The overall tempo is on the fast side and exposition repeats were deleted in the outer movements, which, of course, had been Furtwängler’s treatment and a Romantic tradition. Maestro Fischer-Dieskau handled Schubert’s long, meandering melody with deft ease, at the same time uncovering the upward spirit of the excavation, which was particularly evident in the first movement, where he accelerates noticeably several times in the second half without letting it seem like a subjective treatment, with the trombones playing with extra bravura, and throughout the conductor’s acoustic shaping, these elements naturally grew energetically out of the music itself. Furtwängler replaced some violin pizzicato with arco in this movement, this nowadays rarely heard treatment also stands out in the concert.
Furtwängler’s emphasis on Schubert’s concept of Der Wanderer in the second movement, from the thematic material to the overall expression, is carried forward by Maestro Fischer-Dieskau, and the woodwinds are in good shape. The sudden and long pause, just like what Furtwängler did, before the last appearance of the theme in the B section of the ABABA structure caused the whole audience to fall silent, and for that moment we held our breath and had no clue when the music will start again. Such a stirring effect is another example of the conductor’s masterful control and deep understanding of Furtwängler’s signature treatment of inter-temporal reproduction. Under the baton, the woodwinds’ importance is strengthened, and the flow is reserved while accurately giving cues to the corresponding instruments without micromanaging the musical autonomy.
The Scherzo has a strong weaving sense. There exists the powerful solemnity and rhythmic tension brought out by the wind section, which gives the orchestra energy and gradually transforms it into a heroic temperament as the music progresses. Moreover, the elegance and nobleness brought out by the strings give the orchestra a singing quality, originating from the music’s dance element. Under Maestro Fischer-Dieskau’s baton, the orchestra releases a lavish acoustic, not only horizontally within the changes of form but also vertically in the pyramid of multiple emotional layers.

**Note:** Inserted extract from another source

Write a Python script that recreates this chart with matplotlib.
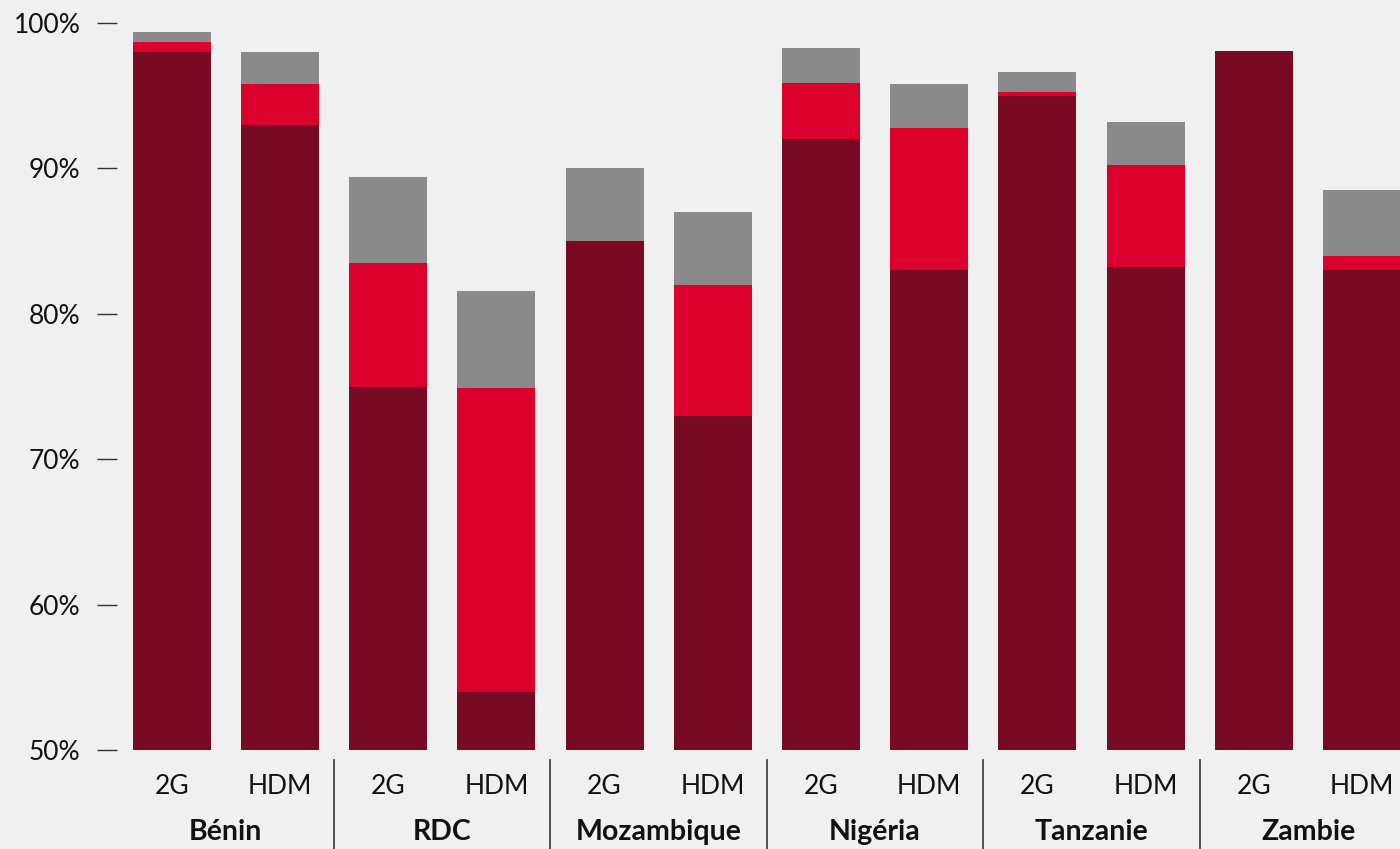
import matplotlib
matplotlib.use("Agg")
import matplotlib.pyplot as plt
import matplotlib.transforms as mtransforms
import numpy as np

countries = ["Bénin", "RDC", "Mozambique", "Nigéria", "Tanzanie", "Zambie"]
techs = ["2G", "HDM"]
# cumulative tops (percent)
dark = [98.0, 93.0, 75.0, 54.0, 85.0, 73.0, 92.0, 83.0, 95.0, 83.2, 98.1, 83.0]
red_top = [98.7, 95.8, 83.5, 74.9, 85.0, 82.0, 95.9, 92.8, 95.25, 90.2, 98.1, 84.0]
gray_top = [99.4, 98.0, 89.4, 81.6, 90.0, 87.0, 98.3, 95.8, 96.6, 93.2, 98.1, 88.5]
yticks = [50, 60, 70, 80, 90, 100]

C_DARK = "#780a23"
C_RED = "#dc002d"
C_GRAY = "#8a8a8a"
BG = "#f0f0f0"

plt.rcParams['font.family'] = ['Lato', 'DejaVu Sans']

W, H = 1400, 849
fig = plt.figure(figsize=(W/100, H/100), dpi=100, facecolor=BG)
ax = fig.add_axes([117/W, (H-750)/H, (1400-117)/W, (750-23)/H])
ax.set_facecolor(BG)

x = np.arange(len(dark))
base = 50
dark_h = [d - base for d in dark]
red_h = [r - d for r, d in zip(red_top, dark)]
gray_h = [g - r for g, r in zip(gray_top, red_top)]
bw = 0.72
ax.bar(x, dark_h, bw, bottom=base, color=C_DARK, linewidth=0)
ax.bar(x, red_h, bw, bottom=dark, color=C_RED, linewidth=0)
ax.bar(x, gray_h, bw, bottom=red_top, color=C_GRAY, linewidth=0)

ax.set_ylim(50, 100)
ax.set_xlim(-0.505, 11.35)
for s in ax.spines.values():
    s.set_visible(False)

ax.set_yticks(yticks)
ax.set_yticklabels([f"{v}%" for v in yticks], fontsize=19, fontweight='normal', color='#111111')
ax.tick_params(axis='y', length=14.4, width=1.0, color='#333333', pad=12)
ax.set_xticks([])

trans = mtransforms.blended_transform_factory(ax.transData, ax.transAxes)
ax_h = 750 - 23
for i, xi in enumerate(x):
    ax.text(xi, -(787-750)/ax_h, techs[i % 2], transform=trans, ha='center', va='center',
            fontsize=19, fontweight='normal', color='#111111', clip_on=False)
for g, name in enumerate(countries):
    ax.text(2*g + 0.5, -(832-750)/ax_h, name, transform=trans, ha='center', va='center',
            fontsize=20.5, fontweight='bold', color='#111111', clip_on=False)
for g in range(1, len(countries)):
    ax.plot([2*g - 0.5, 2*g - 0.5], [-(760-750)/ax_h, -(849-750)/ax_h], transform=trans,
            color='#444444', lw=1.3, clip_on=False)

fig.savefig("out.png", dpi=100, facecolor=BG)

In the finale, the conductor opts for a deeper exploration of the Beethovenian elements and heroic core of Schubert’s music, with many frantic accelerations and intensifications that are so idiosyncratically Furtwänglerian, achieving more pronounced contrasts between light and dark and an even better representation of the romantic complexion. The timbre of the woodwinds reminds the audience of Beethoven’s works, and this character circumspectly spreads to the whole orchestra. When confronted with the melodic fragments of the theme, Maestro Fischer-Dieskau demands an imperceptible and faint ritardando in the Furtwängler style, without being interrupted by any subjective accentuation so that the audience can better capture the perceptual changes. This sensual decision comes from both Furtwängler and Fischer-Dieskau’s rational and profound investigation of the score. In order to strengthen the crescendo when the second theme appears again from bar 309 to 332, the score for the trumpet part is altered by adding upward chromatic elements, which was another of Furtwängler’s genius Retuschen. At the end of the symphony, there was no exaggerated closing gesture. The arms fell naturally in the position where the music stopped, and the whole concert ended in the aforementioned prominence of the absence of the Big Other.

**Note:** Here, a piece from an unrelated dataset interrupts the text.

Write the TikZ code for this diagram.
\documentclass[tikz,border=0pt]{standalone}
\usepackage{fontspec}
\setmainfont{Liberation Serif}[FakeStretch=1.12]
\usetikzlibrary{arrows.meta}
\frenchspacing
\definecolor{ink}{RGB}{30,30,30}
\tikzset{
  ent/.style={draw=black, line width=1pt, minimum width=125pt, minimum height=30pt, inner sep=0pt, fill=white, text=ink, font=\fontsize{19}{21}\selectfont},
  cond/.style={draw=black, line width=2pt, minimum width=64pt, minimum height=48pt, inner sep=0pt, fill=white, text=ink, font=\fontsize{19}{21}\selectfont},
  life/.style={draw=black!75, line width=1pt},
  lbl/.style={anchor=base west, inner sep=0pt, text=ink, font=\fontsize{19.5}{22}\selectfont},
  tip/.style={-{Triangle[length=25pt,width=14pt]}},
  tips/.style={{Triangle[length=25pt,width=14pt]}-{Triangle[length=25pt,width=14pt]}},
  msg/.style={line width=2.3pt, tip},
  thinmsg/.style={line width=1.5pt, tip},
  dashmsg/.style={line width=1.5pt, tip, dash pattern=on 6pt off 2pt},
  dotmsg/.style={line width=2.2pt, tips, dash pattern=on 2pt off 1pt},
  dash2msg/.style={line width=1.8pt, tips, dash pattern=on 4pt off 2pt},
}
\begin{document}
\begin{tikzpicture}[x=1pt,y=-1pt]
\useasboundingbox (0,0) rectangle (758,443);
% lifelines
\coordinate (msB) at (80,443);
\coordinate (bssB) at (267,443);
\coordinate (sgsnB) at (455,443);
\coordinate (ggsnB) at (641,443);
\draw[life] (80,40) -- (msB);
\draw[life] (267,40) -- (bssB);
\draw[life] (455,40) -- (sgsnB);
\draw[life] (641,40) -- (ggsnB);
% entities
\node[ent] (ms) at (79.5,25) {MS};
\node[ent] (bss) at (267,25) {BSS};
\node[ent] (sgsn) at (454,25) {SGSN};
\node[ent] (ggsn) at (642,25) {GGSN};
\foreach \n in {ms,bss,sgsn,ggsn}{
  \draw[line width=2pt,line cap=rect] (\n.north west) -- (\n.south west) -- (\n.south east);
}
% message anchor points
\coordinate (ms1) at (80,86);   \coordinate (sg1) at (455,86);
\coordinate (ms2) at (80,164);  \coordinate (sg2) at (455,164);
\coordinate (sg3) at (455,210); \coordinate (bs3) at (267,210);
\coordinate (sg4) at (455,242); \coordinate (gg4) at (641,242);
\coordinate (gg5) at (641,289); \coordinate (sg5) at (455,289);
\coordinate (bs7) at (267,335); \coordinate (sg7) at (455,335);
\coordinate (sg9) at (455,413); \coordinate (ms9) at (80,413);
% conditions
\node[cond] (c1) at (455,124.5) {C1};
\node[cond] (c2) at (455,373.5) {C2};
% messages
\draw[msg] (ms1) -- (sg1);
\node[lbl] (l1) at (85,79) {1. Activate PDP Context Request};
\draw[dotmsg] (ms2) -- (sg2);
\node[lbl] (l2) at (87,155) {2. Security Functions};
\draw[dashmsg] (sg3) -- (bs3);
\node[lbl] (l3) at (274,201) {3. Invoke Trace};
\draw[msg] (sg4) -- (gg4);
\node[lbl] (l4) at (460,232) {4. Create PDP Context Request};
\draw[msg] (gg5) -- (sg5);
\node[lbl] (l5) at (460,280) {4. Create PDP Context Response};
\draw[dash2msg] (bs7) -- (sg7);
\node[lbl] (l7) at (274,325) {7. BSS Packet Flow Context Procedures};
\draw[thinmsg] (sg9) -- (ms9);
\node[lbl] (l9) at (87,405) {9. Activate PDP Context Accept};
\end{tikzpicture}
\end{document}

The entire concert was performed in the Furtwängler way, and after many comprehensive rehearsal hours, the playing of the Harbin Symphony Orchestra was remarkable. Having conducted the concert entirely from memory, which again comes from Furtwängler’s strong intention that all conductors should entirely memorize their scores. Prof. Dr Martin Fischer-Dieskau is undoubtedly a master in music, but not only in music. In his lecture, he referred to the “Furtwänglerian idea”, namely the rejection of historicism and the integration of conductor and orchestra to manifest the composer’s intentions. In this concert, at least, the conductor succeeded in transmitting, interpreting and presenting this Furtwänglerian idea to the Harbin audience.

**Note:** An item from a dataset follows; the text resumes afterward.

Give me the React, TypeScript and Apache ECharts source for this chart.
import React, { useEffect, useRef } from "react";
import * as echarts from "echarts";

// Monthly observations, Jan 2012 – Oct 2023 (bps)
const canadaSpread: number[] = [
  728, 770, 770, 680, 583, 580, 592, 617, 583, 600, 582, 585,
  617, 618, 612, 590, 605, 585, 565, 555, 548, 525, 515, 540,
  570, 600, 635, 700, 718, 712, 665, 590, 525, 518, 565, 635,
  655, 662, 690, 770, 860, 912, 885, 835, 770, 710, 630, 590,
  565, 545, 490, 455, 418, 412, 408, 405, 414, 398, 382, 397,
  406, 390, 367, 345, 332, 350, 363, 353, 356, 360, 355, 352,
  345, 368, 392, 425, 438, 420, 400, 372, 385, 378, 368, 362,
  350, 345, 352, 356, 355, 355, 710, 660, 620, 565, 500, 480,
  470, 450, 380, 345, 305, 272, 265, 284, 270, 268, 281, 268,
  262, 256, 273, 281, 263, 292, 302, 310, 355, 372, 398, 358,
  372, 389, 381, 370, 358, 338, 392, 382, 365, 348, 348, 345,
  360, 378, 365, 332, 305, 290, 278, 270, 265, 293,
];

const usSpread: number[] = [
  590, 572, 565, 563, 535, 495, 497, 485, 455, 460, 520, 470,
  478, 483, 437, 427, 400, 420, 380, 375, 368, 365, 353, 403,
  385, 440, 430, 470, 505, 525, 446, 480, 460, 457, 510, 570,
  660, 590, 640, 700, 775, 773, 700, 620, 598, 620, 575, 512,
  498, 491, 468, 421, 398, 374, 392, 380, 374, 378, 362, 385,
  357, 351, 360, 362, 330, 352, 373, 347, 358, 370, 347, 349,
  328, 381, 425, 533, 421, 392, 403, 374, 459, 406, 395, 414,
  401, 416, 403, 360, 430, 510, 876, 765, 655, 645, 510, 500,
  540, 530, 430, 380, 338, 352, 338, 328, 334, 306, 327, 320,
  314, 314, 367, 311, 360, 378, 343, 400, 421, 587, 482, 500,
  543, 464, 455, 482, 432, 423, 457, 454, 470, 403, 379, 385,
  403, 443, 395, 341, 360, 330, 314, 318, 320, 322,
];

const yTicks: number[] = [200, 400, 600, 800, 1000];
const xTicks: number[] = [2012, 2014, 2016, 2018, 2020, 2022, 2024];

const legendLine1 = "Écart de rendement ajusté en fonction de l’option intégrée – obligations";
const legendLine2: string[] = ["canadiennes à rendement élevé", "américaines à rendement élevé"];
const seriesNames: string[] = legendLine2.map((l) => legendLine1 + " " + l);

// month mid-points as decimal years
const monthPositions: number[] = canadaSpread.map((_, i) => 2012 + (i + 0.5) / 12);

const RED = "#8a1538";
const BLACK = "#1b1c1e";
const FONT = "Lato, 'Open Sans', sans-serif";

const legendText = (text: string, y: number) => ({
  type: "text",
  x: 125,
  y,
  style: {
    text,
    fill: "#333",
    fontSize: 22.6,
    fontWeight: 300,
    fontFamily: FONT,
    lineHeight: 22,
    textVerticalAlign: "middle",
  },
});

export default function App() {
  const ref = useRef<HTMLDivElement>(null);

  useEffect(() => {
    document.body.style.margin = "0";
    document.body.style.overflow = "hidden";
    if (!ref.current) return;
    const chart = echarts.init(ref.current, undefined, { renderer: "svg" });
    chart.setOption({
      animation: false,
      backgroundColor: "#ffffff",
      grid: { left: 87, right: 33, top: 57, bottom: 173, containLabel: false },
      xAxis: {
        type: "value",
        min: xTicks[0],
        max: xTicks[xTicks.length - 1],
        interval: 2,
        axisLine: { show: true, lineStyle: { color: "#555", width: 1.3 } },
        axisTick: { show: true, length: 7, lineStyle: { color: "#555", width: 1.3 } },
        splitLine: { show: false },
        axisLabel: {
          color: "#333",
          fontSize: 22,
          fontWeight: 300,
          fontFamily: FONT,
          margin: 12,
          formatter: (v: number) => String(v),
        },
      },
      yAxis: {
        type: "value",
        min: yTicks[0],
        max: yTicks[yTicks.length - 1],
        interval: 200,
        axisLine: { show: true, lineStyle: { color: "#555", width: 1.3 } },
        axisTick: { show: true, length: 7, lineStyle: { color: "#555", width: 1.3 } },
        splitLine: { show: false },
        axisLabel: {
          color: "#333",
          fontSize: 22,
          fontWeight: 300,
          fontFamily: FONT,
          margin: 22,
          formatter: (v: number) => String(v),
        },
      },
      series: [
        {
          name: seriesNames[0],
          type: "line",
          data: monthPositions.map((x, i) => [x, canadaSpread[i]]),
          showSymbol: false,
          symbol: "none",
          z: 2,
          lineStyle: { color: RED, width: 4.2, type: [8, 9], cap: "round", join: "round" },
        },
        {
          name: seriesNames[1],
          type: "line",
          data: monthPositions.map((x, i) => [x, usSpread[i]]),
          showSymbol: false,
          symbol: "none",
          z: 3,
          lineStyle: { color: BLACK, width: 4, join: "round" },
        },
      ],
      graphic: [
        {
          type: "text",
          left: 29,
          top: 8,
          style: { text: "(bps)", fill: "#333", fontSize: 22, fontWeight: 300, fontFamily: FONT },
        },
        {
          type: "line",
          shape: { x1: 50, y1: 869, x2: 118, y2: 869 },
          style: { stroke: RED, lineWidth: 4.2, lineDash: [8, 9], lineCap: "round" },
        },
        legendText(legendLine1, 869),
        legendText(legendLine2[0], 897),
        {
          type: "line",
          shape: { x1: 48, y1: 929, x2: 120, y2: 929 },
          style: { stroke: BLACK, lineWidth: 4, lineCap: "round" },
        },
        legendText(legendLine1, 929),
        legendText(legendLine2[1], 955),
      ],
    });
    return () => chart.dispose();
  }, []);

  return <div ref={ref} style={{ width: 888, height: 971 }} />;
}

The 20th century has seen a tidal wave of great conductors, but no one has been able to reach what Furtwängler achieved, and many of the 21st century’s successors have drifted far away from what Furtwängler’s era defined as conducting. Many try to produce a divergent sound while doing the classic repertoire just for the sake of being individualized, yet all the innovations should not be separated from the musical origins. Looking back to Furtwängler’s performances, reviewing his artistic sophistication can unquestionably lead to the contemplation of the real need for musicians today. “Playing in the way Furtwängler did” includes a learning process from his way of interpreting but not reproducing, because the same way can always lead to different results, just like every Furtwängler concert, when even two consecutive performances of the same work could contain drastic but cerebral differences. Furtwängler’s approach to music is much freer, highlighting a kind of mutual improvisation in many cases, and there are always people who criticize Furtwängler for being a subjectivist. However, if one understands better, one will recognize that the constant tempo changes are not from any self-indulgent imagination but from deep analysis and apprehension of the music from a composer’s point of view, all striving to attain the only correct answer in Furtwängler’s heart.
By honouring Furtwängler today, 70 years after his passing, we are also perpetuating and continuing the search for the true meaning of the music he, and many grandmasters, pursued.